* SET TASK
Below is some material; set it all down exactly, apart from the pictures.

* DATA
⟨
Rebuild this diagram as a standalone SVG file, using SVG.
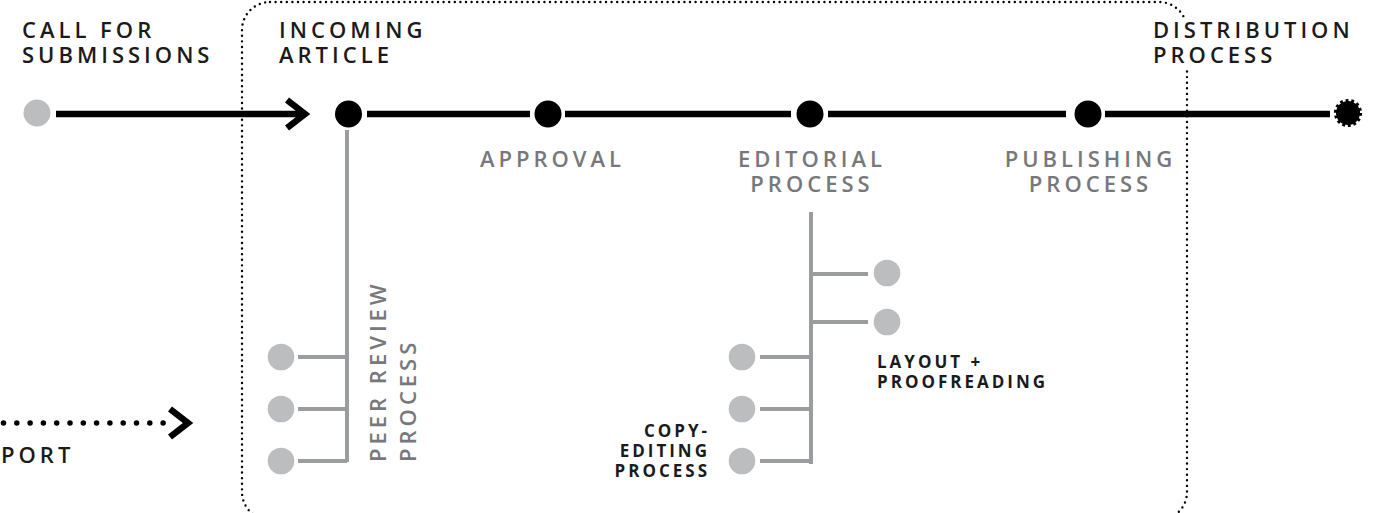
<svg xmlns="http://www.w3.org/2000/svg" width="1381" height="513" viewBox="0 0 1381 513">
<style>
.lbl{font-family:"Open Sans","Liberation Sans",sans-serif;font-weight:600;font-size:22px;letter-spacing:4px}
.dark{fill:#1b1b1b}
.grey{fill:#77787b}
.sm{font-family:"Open Sans","Liberation Sans",sans-serif;font-weight:700;font-size:17px;letter-spacing:3px;fill:#1b1b1b}
.main{stroke:#000;stroke-width:6.5;fill:none}
.chev{stroke:#000;stroke-width:6.5;fill:none;stroke-linejoin:miter}
.branch{stroke:#9b9c9e;stroke-width:4;fill:none}
.gdot{fill:#bcbdbf}
.bdot{fill:#000}
.frame{fill:none;stroke:#000;stroke-width:2.4;stroke-dasharray:0 5.6;stroke-linecap:round}
</style>
<rect width="1381" height="513" fill="#fff"/>
<g id="frame">
<rect class="frame" x="242" y="2" width="945" height="518" rx="28" ry="28"/>
<rect x="1150" y="18" width="135" height="51" fill="#fff"/>
</g>
<g id="connectors">
<line class="main" x1="56" y1="114" x2="303" y2="114"/>
<polyline class="chev" points="287,100 305,114 287,128"/>
<line class="main" x1="367" y1="114" x2="530" y2="114"/>
<line class="main" x1="565" y1="114" x2="791" y2="114"/>
<line class="main" x1="828" y1="114" x2="1066" y2="114"/>
<line class="main" x1="1105" y1="114" x2="1330" y2="114"/>
<line x1="3.5" y1="423" x2="163.2" y2="423" stroke="#000" stroke-width="5.5" stroke-dasharray="0 13.3" stroke-linecap="round"/>
<polyline class="chev" points="170,409 188,423 170,437"/>
<path class="branch" d="M347 130V462M298 357H347M298 409H347M298 461H347"/>
<path class="branch" d="M811 212V464M811 274H868M811 322H868M760 357H811M760 409H811M760 461H811"/>
</g>
<g id="call-for-submissions">
<circle class="gdot" cx="37" cy="113" r="13.5"/>
<text class="lbl dark" x="22" y="38">CALL FOR</text>
<text class="lbl dark" x="22" y="63">SUBMISSIONS</text>
</g>
<g id="incoming-article">
<circle class="bdot" cx="348.5" cy="114" r="13.5"/>
<text class="lbl dark" x="279" y="38">INCOMING</text>
<text class="lbl dark" x="279" y="63">ARTICLE</text>
</g>
<g id="approval">
<circle class="bdot" cx="548" cy="114" r="13.5"/>
<text class="lbl grey" x="552.5" y="167" text-anchor="middle">APPROVAL</text>
</g>
<g id="editorial-process">
<circle class="bdot" cx="810" cy="114" r="13.5"/>
<text class="lbl grey" x="812" y="167" text-anchor="middle">EDITORIAL</text>
<text class="lbl grey" x="812" y="192" text-anchor="middle">PROCESS</text>
</g>
<g id="publishing-process">
<circle class="bdot" cx="1088" cy="114" r="13.5"/>
<text class="lbl grey" x="1090.5" y="167" text-anchor="middle">PUBLISHING</text>
<text class="lbl grey" x="1090.5" y="192" text-anchor="middle">PROCESS</text>
</g>
<g id="distribution-process">
<circle cx="1348" cy="113" r="12" fill="#000"/>
<circle cx="1348" cy="113" r="12.6" fill="none" stroke="#000" stroke-width="3" stroke-dasharray="2.83 2.83"/>
<text class="lbl dark" x="1153" y="38">DISTRIBUTION</text>
<text class="lbl dark" x="1153" y="63">PROCESS</text>
</g>
<g id="peer-review-process">
<circle class="gdot" cx="281" cy="357" r="13.3"/>
<circle class="gdot" cx="281" cy="409" r="13.3"/>
<circle class="gdot" cx="281" cy="461" r="13.3"/>
<g transform="translate(386,462) rotate(-90)">
<text class="lbl grey" x="0" y="0">PEER REVIEW</text>
<text class="lbl grey" x="0" y="30">PROCESS</text>
</g>
</g>
<g id="layout-proofreading">
<circle class="gdot" cx="887" cy="273" r="13.3"/>
<circle class="gdot" cx="887" cy="322" r="13.3"/>
<text class="sm" x="877" y="368">LAYOUT +</text>
<text class="sm" x="877" y="388">PROOFREADING</text>
</g>
<g id="copy-editing-process">
<circle class="gdot" cx="742" cy="357" r="13.3"/>
<circle class="gdot" cx="742" cy="409" r="13.3"/>
<circle class="gdot" cx="742" cy="461" r="13.3"/>
<text class="sm" x="710" y="437" text-anchor="end">COPY-</text>
<text class="sm" x="710" y="457" text-anchor="end">EDITING</text>
<text class="sm" x="710" y="477" text-anchor="end">PROCESS</text>
</g>
<g id="support">
<text class="lbl dark" x="1" y="463">PORT</text>
</g>
</svg>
⟩
* REPLY
Rebuild this diagram as a standalone SVG file, using SVG.
<svg xmlns="http://www.w3.org/2000/svg" width="1381" height="513" viewBox="0 0 1381 513">
<style>
.lbl{font-family:"Open Sans","Liberation Sans",sans-serif;font-weight:600;font-size:22px;letter-spacing:4px}
.dark{fill:#1b1b1b}
.grey{fill:#77787b}
.sm{font-family:"Open Sans","Liberation Sans",sans-serif;font-weight:700;font-size:17px;letter-spacing:3px;fill:#1b1b1b}
.main{stroke:#000;stroke-width:6.5;fill:none}
.chev{stroke:#000;stroke-width:6.5;fill:none;stroke-linejoin:miter}
.branch{stroke:#9b9c9e;stroke-width:4;fill:none}
.gdot{fill:#bcbdbf}
.bdot{fill:#000}
.frame{fill:none;stroke:#000;stroke-width:2.4;stroke-dasharray:0 5.6;stroke-linecap:round}
</style>
<rect width="1381" height="513" fill="#fff"/>
<g id="frame">
<rect class="frame" x="242" y="2" width="945" height="518" rx="28" ry="28"/>
<rect x="1150" y="18" width="135" height="51" fill="#fff"/>
</g>
<g id="connectors">
<line class="main" x1="56" y1="114" x2="303" y2="114"/>
<polyline class="chev" points="287,100 305,114 287,128"/>
<line class="main" x1="367" y1="114" x2="530" y2="114"/>
<line class="main" x1="565" y1="114" x2="791" y2="114"/>
<line class="main" x1="828" y1="114" x2="1066" y2="114"/>
<line class="main" x1="1105" y1="114" x2="1330" y2="114"/>
<line x1="3.5" y1="423" x2="163.2" y2="423" stroke="#000" stroke-width="5.5" stroke-dasharray="0 13.3" stroke-linecap="round"/>
<polyline class="chev" points="170,409 188,423 170,437"/>
<path class="branch" d="M347 130V462M298 357H347M298 409H347M298 461H347"/>
<path class="branch" d="M811 212V464M811 274H868M811 322H868M760 357H811M760 409H811M760 461H811"/>
</g>
<g id="call-for-submissions">
<circle class="gdot" cx="37" cy="113" r="13.5"/>
<text class="lbl dark" x="22" y="38">CALL FOR</text>
<text class="lbl dark" x="22" y="63">SUBMISSIONS</text>
</g>
<g id="incoming-article">
<circle class="bdot" cx="348.5" cy="114" r="13.5"/>
<text class="lbl dark" x="279" y="38">INCOMING</text>
<text class="lbl dark" x="279" y="63">ARTICLE</text>
</g>
<g id="approval">
<circle class="bdot" cx="548" cy="114" r="13.5"/>
<text class="lbl grey" x="552.5" y="167" text-anchor="middle">APPROVAL</text>
</g>
<g id="editorial-process">
<circle class="bdot" cx="810" cy="114" r="13.5"/>
<text class="lbl grey" x="812" y="167" text-anchor="middle">EDITORIAL</text>
<text class="lbl grey" x="812" y="192" text-anchor="middle">PROCESS</text>
</g>
<g id="publishing-process">
<circle class="bdot" cx="1088" cy="114" r="13.5"/>
<text class="lbl grey" x="1090.5" y="167" text-anchor="middle">PUBLISHING</text>
<text class="lbl grey" x="1090.5" y="192" text-anchor="middle">PROCESS</text>
</g>
<g id="distribution-process">
<circle cx="1348" cy="113" r="12" fill="#000"/>
<circle cx="1348" cy="113" r="12.6" fill="none" stroke="#000" stroke-width="3" stroke-dasharray="2.83 2.83"/>
<text class="lbl dark" x="1153" y="38">DISTRIBUTION</text>
<text class="lbl dark" x="1153" y="63">PROCESS</text>
</g>
<g id="peer-review-process">
<circle class="gdot" cx="281" cy="357" r="13.3"/>
<circle class="gdot" cx="281" cy="409" r="13.3"/>
<circle class="gdot" cx="281" cy="461" r="13.3"/>
<g transform="translate(386,462) rotate(-90)">
<text class="lbl grey" x="0" y="0">PEER REVIEW</text>
<text class="lbl grey" x="0" y="30">PROCESS</text>
</g>
</g>
<g id="layout-proofreading">
<circle class="gdot" cx="887" cy="273" r="13.3"/>
<circle class="gdot" cx="887" cy="322" r="13.3"/>
<text class="sm" x="877" y="368">LAYOUT +</text>
<text class="sm" x="877" y="388">PROOFREADING</text>
</g>
<g id="copy-editing-process">
<circle class="gdot" cx="742" cy="357" r="13.3"/>
<circle class="gdot" cx="742" cy="409" r="13.3"/>
<circle class="gdot" cx="742" cy="461" r="13.3"/>
<text class="sm" x="710" y="437" text-anchor="end">COPY-</text>
<text class="sm" x="710" y="457" text-anchor="end">EDITING</text>
<text class="sm" x="710" y="477" text-anchor="end">PROCESS</text>
</g>
<g id="support">
<text class="lbl dark" x="1" y="463">PORT</text>
</g>
</svg>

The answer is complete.